Resolved that movement was meaningful, he nevertheless refused to corral its unruly potential into singular codes or one-to-one translations. Swinston remembered that there was never any kind of psychology or narrative associated with teaching a new work. “If Merce told us stories, they would be simple or humorous; about movie stars or Fred Astaire or the weather. But then we would get back to work and it was only by really observing what he did that…later, as I compiled notes and studied the work more carefully, it was only then that I would be able to get a more objective view on what he did, on the amazing variety pulled out of two arms, two legs and a torso and what he could do with all of that.”
For some, his steadfast refusal to speculate on the meanings of a given dance could seem disingenuous or suspect, whereby abstraction can be seen as a retreat from the political sphere. But Cunningham’s bite lay in his insistence on the depth and beauty of individual movement: a stance that was progressive for dance, after the achievements of Martha Graham fell victim to an overwrought theatricality; and for American culture, amid Cold War tensions that tended to see people as population: expendable masses.
Private, disciplined, and intensely engaged, Cunningham’s politics appeared in the negative; when asked, for instance, about the company receiving State Department funding for a tour of Latin America in the 1960s, he reportedly said, “As long as they are spending it on us, they are not spending it on anything worse.”
4. Modern? Postmodern? Awkward
Was Merce a modernist? For those who say yes, Merce will be remembered for his use of time structure, that is, building the dance according to a time limit, as opposed to a musical structure; and for his use of chance, such as rolling dice to make decisions about choreography. Each of these contributed to the erasure of psychology, symbol, and plot in his dance, aspects that came to influence the mainstream of choreography in the 1960s and 70s.

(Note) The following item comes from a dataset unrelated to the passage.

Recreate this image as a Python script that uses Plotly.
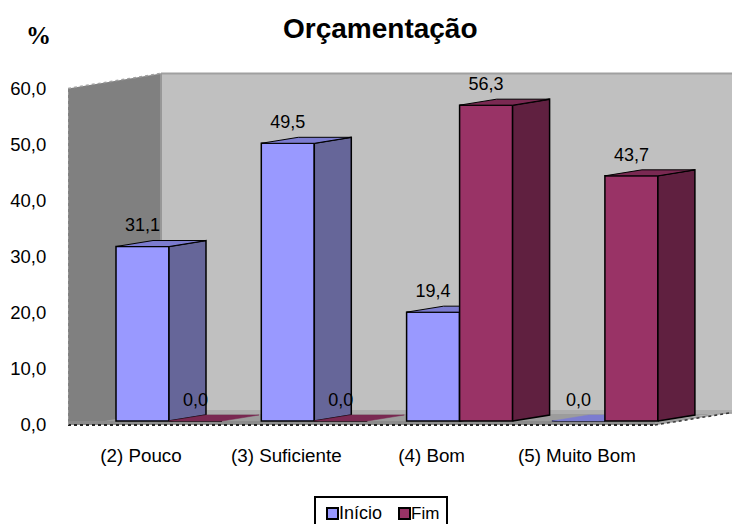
import plotly.graph_objects as go

CATEGORIES = ["(2) Pouco", "(3) Suficiente", "(4) Bom", "(5) Muito Bom"]
INICIO = [31.1, 49.5, 19.4, 0.0]
FIM = [0.0, 0.0, 56.3, 43.7]
TICKS = [0, 10, 20, 30, 40, 50, 60]
SERIES_NAMES = ["Início", "Fim"]

W, H = 732, 524
L, R, T, B = 68, 732, 60, 437          # plot area in page pixels
PITCH = 145.3                          # px per category
UNIT = 5.61                            # px per percentage point
X0_PX, Y0_PX = 169, 421                # first category centre, zero line of the bar plane

X_RANGE = [(L - X0_PX) / PITCH, (R - X0_PX) / PITCH]
Y_RANGE = [(Y0_PX - B) / UNIT, (Y0_PX - T) / UNIT]

BAR_W = 53 / PITCH
DEPTH_X = 37 / PITCH
DEPTH_Y = 6 / UNIT
FRONT_DROP = 4 / UNIT                  # axis plane sits just in front of the bars
LABEL_LIFT = 1.9
CAT_SHIFT = 28 / PITCH

WALL_FX, WALL_BX = X_RANGE[0], (161 - X0_PX) / PITCH
WALL_BOT_F, WALL_BOT_B = -FRONT_DROP, (Y0_PX - 410) / UNIT
WALL_H = 60
FLOOR_FX, FLOOR_BX = (655 - X0_PX) / PITCH, (748 - X0_PX) / PITCH
FLOOR_LEFT = (105 - X0_PX) / PITCH


def fmt(v):
    return f"{v:.1f}".replace(".", ",")


def px(x):
    return (x - L) / (R - L)


def py(y):
    return (B - y) / (B - T)


def poly(points):
    return "M " + " L ".join(f"{x},{y}" for x, y in points) + " Z"


def wall_shape(points, fill):
    return dict(type="path", xref="x", yref="y", layer="below", path=poly(points),
                fillcolor=fill, line=dict(color="rgba(0,0,0,0)", width=0))


def edge(x0, x1, y0, y1, colour, width, dash="solid"):
    return dict(type="line", xref="x", yref="y", layer="below", x0=x0, x1=x1, y0=y0, y1=y1,
                line=dict(color=colour, width=width, dash=dash))


def faces(values, offset):
    """Side and top polygons of each bar, projected from its value."""
    side_x, side_y, top_x, top_y, flat_x, flat_y = [], [], [], [], [], []
    for i, v in enumerate(values):
        x0, x1 = i + offset, i + offset + BAR_W
        tx = [x0, x1, x1 + DEPTH_X, x0 + DEPTH_X, x0, None]
        ty = [v, v, v + DEPTH_Y, v + DEPTH_Y, v, None]
        if v > 0:
            side_x += [x1, x1 + DEPTH_X, x1 + DEPTH_X, x1, x1, None]
            side_y += [0, DEPTH_Y, v + DEPTH_Y, v, 0, None]
            top_x += tx
            top_y += ty
        else:
            flat_x += tx
            flat_y += ty
    return side_x, side_y, top_x, top_y, flat_x, flat_y


def add_series(fig, values, offset, front, side, top, xa, ya):
    centres = [i + offset + BAR_W / 2 for i in range(len(values))]
    fig.add_trace(go.Bar(x=centres, y=values, width=BAR_W, xaxis=xa, yaxis=ya,
                         marker=dict(color=front, line=dict(color="black", width=1.5)),
                         showlegend=False, hoverinfo="skip"))
    sx, sy, tx, ty, fx, fy = faces(values, offset)
    common = dict(mode="lines", fill="toself", xaxis=xa, yaxis=ya,
                  showlegend=False, hoverinfo="skip")
    fig.add_trace(go.Scatter(x=sx, y=sy, fillcolor=side,
                             line=dict(color="black", width=1.5), **common))
    fig.add_trace(go.Scatter(x=tx, y=ty, fillcolor=top,
                             line=dict(color="black", width=1), **common))
    fig.add_trace(go.Scatter(x=fx, y=fy, fillcolor=top,
                             line=dict(color=top, width=0.5), **common))
    return centres


fig = go.Figure()
c_ini = add_series(fig, INICIO, -BAR_W, "#9999FF", "#666699", "#7C7CD0", "x", "y")
c_fim = add_series(fig, FIM, 0, "#993366", "#602040", "#7A2952", "x2", "y2")

# value labels sit in the top layer so no bar covers them
fig.add_trace(go.Scatter(
    x=c_ini + c_fim,
    y=[v + LABEL_LIFT for v in INICIO + FIM],
    text=[fmt(v) for v in INICIO + FIM],
    mode="text", textposition="top center",
    textfont=dict(family="Liberation Sans", size=18, color="black"),
    xaxis="x2", yaxis="y2", showlegend=False, hoverinfo="skip", cliponaxis=False))

# room walls and floor
top_b = WALL_BOT_B + WALL_H
top_f = WALL_BOT_F + WALL_H
shapes = [
    wall_shape([(WALL_BX, WALL_BOT_B), (WALL_BX, top_b),
                (X_RANGE[1] + 0.1, top_b), (X_RANGE[1] + 0.1, WALL_BOT_B)], "#C0C0C0"),
    wall_shape([(WALL_FX, WALL_BOT_F), (WALL_FX, top_f),
                (WALL_BX, top_b), (WALL_BX, WALL_BOT_F)], "#808080"),
    wall_shape([(FLOOR_LEFT, 0), (WALL_BX, WALL_BOT_B),
                (FLOOR_BX, WALL_BOT_B), (FLOOR_FX, 0)], "#9C9C9C"),
    wall_shape([(WALL_BX, WALL_BOT_B), (FLOOR_BX, WALL_BOT_B),
                (FLOOR_BX, WALL_BOT_B - 0.7), (WALL_BX, WALL_BOT_B - 0.7)], "#ADADAD"),
    wall_shape([(WALL_FX, WALL_BOT_F), (FLOOR_FX, WALL_BOT_F),
                (FLOOR_FX + 0.17, 0), (WALL_FX, 0)], "#8C8C8C"),
    wall_shape([(FLOOR_FX, WALL_BOT_F), (FLOOR_BX, WALL_BOT_B), (FLOOR_FX, 0)], "#9C9C9C"),
    edge(WALL_BX, X_RANGE[1], top_b, top_b, "#A0A0A0", 2),
    edge(WALL_BX, WALL_BX, WALL_BOT_B, top_b, "#989898", 2),
    edge(WALL_FX, FLOOR_FX, WALL_BOT_F, WALL_BOT_F, "#222222", 2, "dot"),
    edge(FLOOR_FX, FLOOR_BX, WALL_BOT_F, WALL_BOT_B, "#333333", 1.5, "dot"),
    edge(WALL_FX, WALL_FX, WALL_BOT_F, top_f, "#A0A0A0", 1.5, "dot"),
    edge(WALL_FX, WALL_BX, top_f, top_b, "#A0A0A0", 1.5, "dot"),
]

# legend box, running off the bottom of the page
paper = dict(type="rect", xref="paper", yref="paper")
shapes.append(dict(paper, x0=px(315), x1=px(447), y0=py(530), y1=py(497),
                   fillcolor="white", line=dict(color="black", width=2)))
for a, b, colour in [(327, 338, "#9999FF"), (399, 410, "#993366")]:
    shapes.append(dict(paper, x0=px(a), x1=px(b), y0=py(519), y1=py(508),
                       fillcolor=colour, line=dict(color="black", width=2)))


def note(text, x, y, family, size, xanchor="center"):
    return dict(text=text, x=px(x), y=py(y), xref="paper", yref="paper",
                xanchor=xanchor, yanchor="middle", showarrow=False,
                font=dict(family=family, size=size, color="black"))


annotations = [
    note("<b>Orçamentação</b>", 380, 29, "Liberation Sans", 28),
    note("<b>%</b>", 38, 35, "Liberation Serif", 25),
    note(SERIES_NAMES[0], 337, 513, "Liberation Sans", 18, "left"),
    note(SERIES_NAMES[1], 409, 513, "Liberation Sans", 17, "left"),
]

hidden = dict(visible=False, showgrid=False, zeroline=False)
fig.update_layout(
    width=W, height=H, autosize=False,
    margin=dict(l=L, r=W - R, t=T, b=H - B, pad=0),
    paper_bgcolor="white", plot_bgcolor="white",
    barmode="overlay", showlegend=False,
    shapes=shapes, annotations=annotations,
    xaxis=dict(range=X_RANGE, showgrid=False, zeroline=False, showline=False,
               tickmode="array", tickvals=[i - CAT_SHIFT for i in range(len(CATEGORIES))],
               ticktext=CATEGORIES, ticks="outside", ticklen=1, tickcolor="rgba(0,0,0,0)",
               tickfont=dict(family="Liberation Sans", size=18.8, color="black")),
    yaxis=dict(range=Y_RANGE, showgrid=False, zeroline=False, showline=False,
               tickmode="array", tickvals=[t - FRONT_DROP for t in TICKS],
               ticktext=[fmt(t) for t in TICKS], ticks="outside", ticklen=17,
               tickcolor="rgba(0,0,0,0)",
               tickfont=dict(family="Liberation Sans", size=18.5, color="black")),
    xaxis2=dict(range=X_RANGE, overlaying="x", anchor="y2", **hidden),
    yaxis2=dict(range=Y_RANGE, overlaying="y", anchor="x2", **hidden),
)

fig.write_html("out.html", config=dict(displayModeBar=False))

For others, he is a transitional figure, prefiguring the postmodern with his interdisciplinary approach, bringing movement, visual art, and sound onstage in unusual ways. Similarly, his early fusion of ballet and modern techniques has since become the standard for contemporary dance. His use of everyday life—in the staging of simultaneous and multiple points of interest on stage, as in life; or in his quotation of ordinary movement and social dance, especially in the early works—opened up for dance what had already been opened up for music by John Cage. For instance, Collage (1952), which quoted teeth brushing and social dance among other gestures, and Minutiae (1954), which quoted walking, made way for many of the inventions that would come to define Judson Dance Theater during the 1960s.
To debate historical categories is always awkward, never suited to the way artists make work and certainly ill-suited to Cunningham and his liquid connection to dancemaking. To fix Cunningham as a modernist is to mask many of his key contributions and consign his work to a past its freshness and continuing relevance belies. Here’s what Cunningham said: “When someone makes a piece which is unfamiliar, both dancer and choreographer have a chance of finding out something. The instant it gets known, it loses life. So that if you are a performer, you must try, constantly, to make it difficult for yourself. I don’t mean just technically. It is something about being awkward. That may not be the right word for it, but it’s a word I use all the time. You have to make the movement awkward for yourself, as though you didn’t know how to do it, so that when you come back to it, it can be lively again.”